Iran, an avowed enemy of Israel, has not responded to Netanyahu's repeated allegations that it seeks to bolster its military presence on the Jewish state's borders.

Recent Israeli media reports have featured satellite photos purportedly showing weapons factories that Iran is helping to build in both Syria and Lebanon.

Israeli officials said Netanyahu will tell Putin that despite tensions between Moscow and Washington, Russia and the United States need to cooperate to reach an arrangement in Syria that will ensure Tehran does not strengthen its presence there.

The Sochi meeting will be the sixth between the two leaders since September 2015. The head of Israeli spy agency Mossad, Yossi Cohen, and Netanyahu's new national security chief, Meir Ben-Shabbat, will join Netanyahu and Putin in Sochi.
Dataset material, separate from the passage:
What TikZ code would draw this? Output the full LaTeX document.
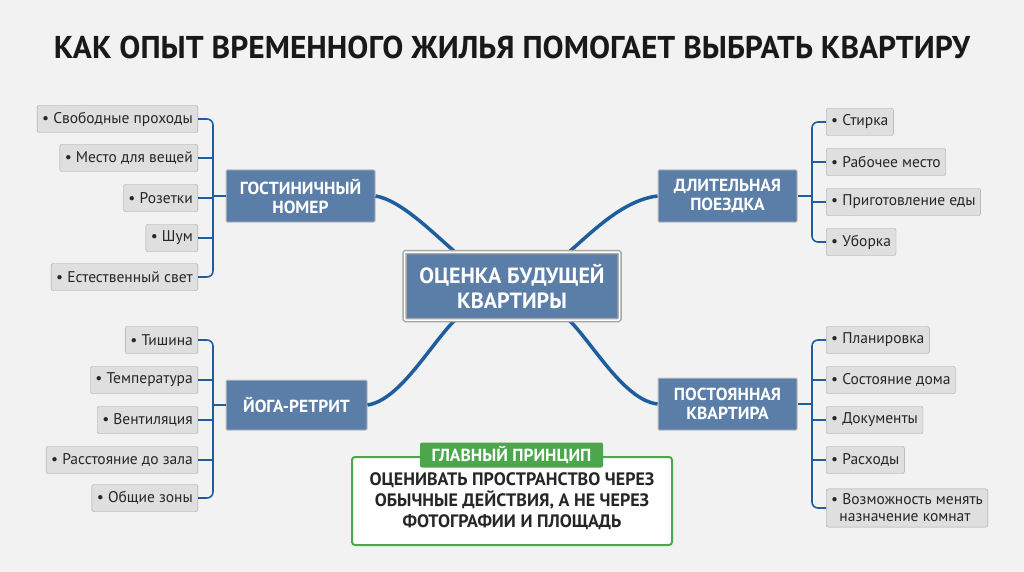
\documentclass[tikz,border=0pt]{standalone}
\usepackage{fontspec}
\setmainfont{PT Sans}
\begin{document}
\begin{tikzpicture}[x=1pt,y=-1pt,
 item/.style={draw=gray!70,fill=gray!25,rounded corners=2pt,font=\fontsize{15.5}{17}\selectfont,inner sep=5pt,minimum height=27pt,text=black!85},
 cat/.style={draw=gray!50,line width=1pt,fill=catblue,text=white,font=\bfseries\fontsize{17.5}{19}\selectfont,align=center,minimum height=52pt,rounded corners=1pt},
 br/.style={draw=linkblue,line width=1.6pt,rounded corners=6pt},
 link/.style={draw=linkblue,line width=3.5pt}]
\definecolor{catblue}{HTML}{5A7EA8}
\definecolor{linkblue}{HTML}{1F5E9E}
\definecolor{grn}{HTML}{4CA64C}
\fill[gray!10] (0,0) rectangle (1024,572);
\useasboundingbox (0,0) rectangle (1024,572);
\node[font=\bfseries\fontsize{31.5}{34}\selectfont,text=black!90] (title) at (512,47) {КАК ОПЫТ ВРЕМЕННОГО ЖИЛЬЯ ПОМОГАЕТ ВЫБРАТЬ КВАРТИРУ};
\coordinate (ch1) at (455,252);
\coordinate (ch2) at (569,252);
\coordinate (ch3) at (455,320);
\coordinate (ch4) at (569,320);
\coordinate (hl) at (213,196);
\coordinate (yl) at (213,405);
\coordinate (tr) at (812,196);
\coordinate (pr2) at (812,404);
\node[cat,minimum width=149pt] (h) at (300.5,196) {ГОСТИНИЧНЫЙ\\НОМЕР};
\node[cat,minimum width=139pt] (t) at (727.5,196) {ДЛИТЕЛЬНАЯ\\ПОЕЗДКА};
\node[cat,minimum width=141pt,minimum height=50pt] (y) at (296.5,405) {ЙОГА-РЕТРИТ};
\node[cat,minimum width=139pt] (p) at (727.5,404) {ПОСТОЯННАЯ\\КВАРТИРА};
\draw[link] (ch1) .. controls (430,230) and (400,200) .. (h.east);
\draw[link] (ch2) .. controls (594,230) and (624,200) .. (t.west);
\draw[link] (ch3) .. controls (430,345) and (400,400) .. (y.east);
\draw[link] (ch4) .. controls (594,345) and (624,400) .. (p.west);
\node[cat,minimum width=215pt,minimum height=68pt,font=\bfseries\fontsize{22}{25}\selectfont,draw=gray!70,line width=1.5pt,double=white,double distance=1.5pt] (c) at (512,286) {ОЦЕНКА БУДУЩЕЙ\\КВАРТИРЫ};
% left top
\foreach \n/\yy/\txt in {a1/119/Свободные проходы,a2/158/Место для вещей,a3/198/Розетки,a4/238/Шум,a5/277/Естественный свет}{
 \node[item,anchor=east] (\n) at (198,\yy) {• \txt};}
\draw[br] (a1.east) -| (hl) |- (a5.east);
\draw[br] (hl) -- (h.west);
% left bottom
\foreach \n/\yy/\txt in {b1/340/Тишина,b2/380/Температура,b3/420/Вентиляция,b4/460/Расстояние до зала,b5/498/Общие зоны}{
 \node[item,anchor=east] (\n) at (198,\yy) {• \txt};}
\draw[br] (b1.east) -| (yl) |- (b5.east);
\draw[br] (yl) -- (y.west);
% right top
\foreach \n/\yy/\txt in {r1/122/Стирка,r2/162/Рабочее место,r3/202/Приготовление еды,r4/242/Уборка}{
 \node[item,anchor=west] (\n) at (826,\yy) {• \txt};}
\draw[br] (r1.west) -| (tr) |- (r4.west);
\draw[br] (tr) -- (t.east);
% right bottom
\foreach \n/\yy/\txt in {s1/340/Планировка,s2/380/Состояние дома,s3/420/Документы,s4/460/Расходы}{
 \node[item,anchor=west] (\n) at (826,\yy) {• \txt};}
\node[item,anchor=west,align=left] (s5) at (826,508) {• Возможность менять\\\ \ назначение комнат};
\draw[br] (s1.west) -| (pr2) |- (s5.west);
\draw[br] (pr2) -- (p.east);
\foreach \n in {a2,a3,a4,b2,b3,b4}{\draw[linkblue,line width=1.6pt] (\n.east) -- ++(15,0);}
\foreach \n in {r2,r3,s2,s3,s4}{\draw[linkblue,line width=1.6pt] (\n.west) -- ++(-14,0);}
% principle
\node[draw=grn,line width=2pt,fill=white,rounded corners=3pt,minimum width=320pt,minimum height=88pt,align=center,
 font=\bfseries\fontsize{18}{21}\selectfont,text=black!85] (pr) at (512,501) {ОЦЕНИВАТЬ ПРОСТРАНСТВО ЧЕРЕЗ\\ОБЫЧНЫЕ ДЕЙСТВИЯ, А НЕ ЧЕРЕЗ\\ФОТОГРАФИИ И ПЛОЩАДЬ};
\node[fill=grn,text=white,font=\bfseries\fontsize{17.5}{19}\selectfont,minimum width=183pt,minimum height=25pt,rounded corners=2pt] (pl) at (511.5,455) {ГЛАВНЫЙ ПРИНЦИП};
\end{tikzpicture}
\end{document}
Israeli officials said Netanyahu opposes a southwest Syria cease-fire recently announced by Russia and the United States, saying he believes it will enable Iran and its ally, the Lebanese Hizballah militia, to solidify their presence in the country.

Russia and the United States maintain that they protected Israel's interests in establishing the cease-fire.

Israel’s main concern is that with both Moscow and Washington distracted by other matters, the Russians and the Americans will make do with such piecemeal cease-fire agreements and will not try to reach broader arrangements that determine how Syria will look after the civil war is over, Israeli officials said.

With no broad agreement in place, it would easier for Iran, Hizballah, and the Shi’ite militias brought to Syria by the Iranian Islamic Revolutionary Guard Corps to augment their presence in the country, the officials said.

Israel believes that after the civil war is over, Russia and the United States must ensure that anyone who is not Syrian leaves the country, the officials said.

As in previous meetings between Netanyahu and Putin, Netanyahu is expected to express Israel’s concern that weapons supplied by Russia to Iran and Syria are being given to Hizballah.

Over the years Israel has raised similar allegations, but Russia has repeatedly denied them.

Beyond concerns about Iran, Netanyahu's talks with Putin are also likely to involve coordinating their military actions in Syria.

Russia and Israel have established a "hotline" to avoid accidental clashes in the country.

Israel has sought to avoid being dragged into Syrian conflict, but has acknowledged carrying out strikes to stop advanced weapons deliveries to Hizballah.